Este artículo fue originalmente publicado por el autor en El Periódico Extremadura
Nos enteramos estos días que SS.MM. los reyes envían a su
primogénita a estudiar a un costoso colegio privado del Reino Unido. El asunto es,
sin duda, polémico. No ya por el coste (más de 75.000 euros, que van a sufragar
los padres), ni porque el colegio esté en el extranjero, sino – al menos para
mí – por el hecho de que los reyes insistan en evitar los centros públicos para
educar a sus hijas.
¿Y por qué es esto tan relevante? Imaginen que el
presidente, no sé, de Toyota, exhibiera como coche propio un Mercedes-Benz, o
que Bill Gates declarase que en su familia solo se usan ordenadores Apple. El
escándalo sería mayúsculo. Pues bien, ¿qué diferencia sustancial encuentran
ustedes entre estos casos y el de que la máxima autoridad del Estado
rehúse utilizar los recursos educativos del Estado para la formación de
sus hijos?
El mensaje que transmiten los reyes al escolarizar
sistemáticamente a la princesa y la infanta en colegios privados es,
obviamente, que los públicos no le merecen confianza. O mejor (y peor) aún: que
el Estado (al que encarna el rey) no sigue, en la práctica, los principios
políticos sobre los que asienta su legitimidad, y que aquello de que la escuela
es “un elemento de cohesión social que garantiza la igualdad de oportunidades
entre todos los españoles” no es más que retórica huera.
Más allá de las proclamas oficiales – parecen decirnos los reyes
con su decisión –, todo el mundo sabe que no es lo mismo un colegio privado
que público. En el primero tus hijos harán migas y agenda con las familias
más encumbradas; en el segundo vete tú a saber. En el primero tus hijos
disfrutarán de ratios bajísimas, de instalaciones de lujo y de una pedagogía
innovadora; en el segundo se hará lo que se pueda. En el primero el pensamiento
crítico, la filosofía (la princesa estudiará teoría del conocimiento) o el arte
serán elementos de primer orden; en el segundo no serán más que pijerías –
¿para qué va a aprender a disfrutar del arte o a analizar críticamente cómo se construye
la información el hijo de un obrero, que lo único que va a hacer es ver la tele
y consumir esa información? –…
El mensaje real es, pues, que las cosas no han cambiado un
ápice (si no cambian en la educación, ¿en qué van a hacerlo?): el que vale (por
ser hijo de quien es) vale, y va al colegio fetén sí o sí, y el que no (por ser
hijo de un cualquiera) tendrá que conformarse con ese recurso para los menos
pudientes o exigentes que es el centro público – del que, por supuesto, y como
excepción que justifica la regla, siempre podrá surgir algún advenedizo y
voluntarioso triunfador con el que dar ejemplo a los hijos de la plebe –.
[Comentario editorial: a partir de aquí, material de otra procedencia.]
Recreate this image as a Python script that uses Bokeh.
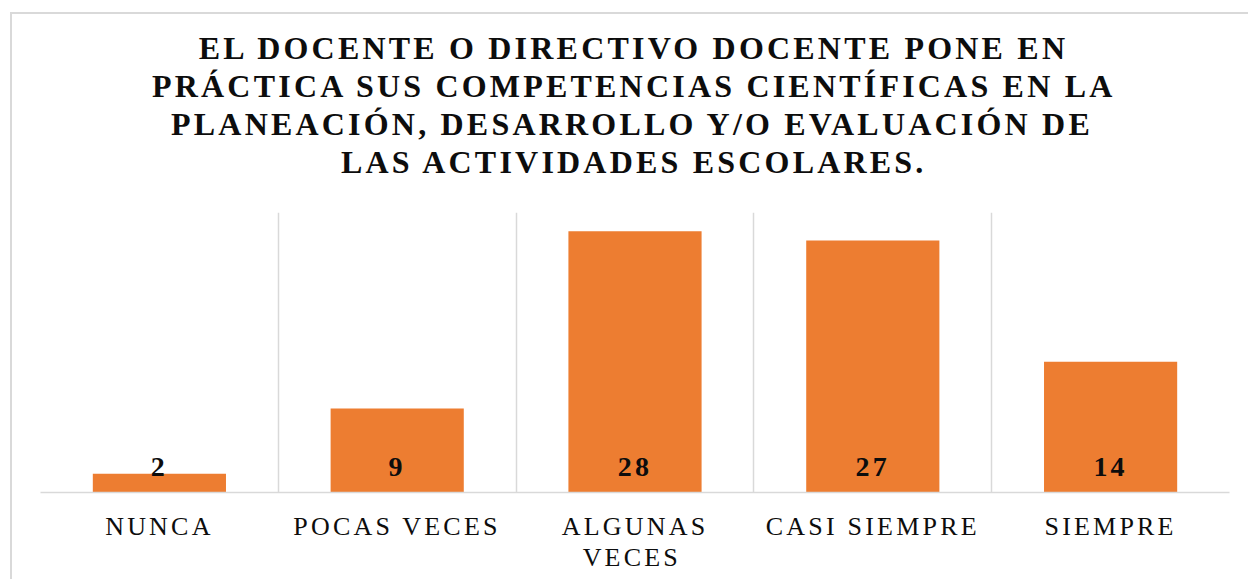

Frente a este mensaje claro y meridiano, los argumentos de
los que intentan justificar la decisión real son triviales. Veámoslos. Muchos
de los que he oído empiezan por desgranar las (innegables) virtudes del futuro
colegio de la princesa, y de las que, obviamente, carecen los colegios del
Estado, algo que (parece deducirse) obligaría al jefe del Estado (que, por
supuesto, nada tiene que ver con el estado del Estado al que representa)
a educar a la futura jefa del Estado en colegios no estatales. Tal como suena.
Otro de los argumentos parte de la idea de que a los reyes (y
clases dirigentes en general) hay que educarlos de forma diferente (por
ejemplo, en modales y protocolo), como si formarse en compañía de los
ciudadanos sobre los que ha de (democráticamente) reinar no fuera algo infinitamente
más importante que aprender a saludar al cuerpo diplomático.
Un tercer argumento alude a lo oportuno que resulta que los
jóvenes estudien en el extranjero. Pero, amén de preguntarnos por qué no todos
los jóvenes pueden permitirse ese lujo, ¿justifica esto que las infantas hayan
estudiado toda la primaria y secundaria en uno de los colegios privados más
elitistas de Madrid?
En cuanto al argumento de la libertad de elección, el
problema es que las elecciones del jefe del Estado (siempre en la misma dirección:
la de la enseñanza privada) muestran bien a las claras que hay colegios más
elegibles que otros, y que los elegibles (para el que puede pagarlos) son los
privados. Esto sin considerar hasta qué punto no debe intervenir el gobierno en
las decisiones que afectan a la educación de la futura reina de todos los
españoles (también de los que van a colegios públicos).
No sé, en fin, si a alguno de ustedes les convencen esos
argumentos, pero yo no logro ver en la decisión de los reyes más que una
muestra de olímpico desdén hacia la educación pública y todo lo que esta
representa. Y que ese gesto provenga de la máxima institución del Estado es
para que el país entero se lo haga mirar.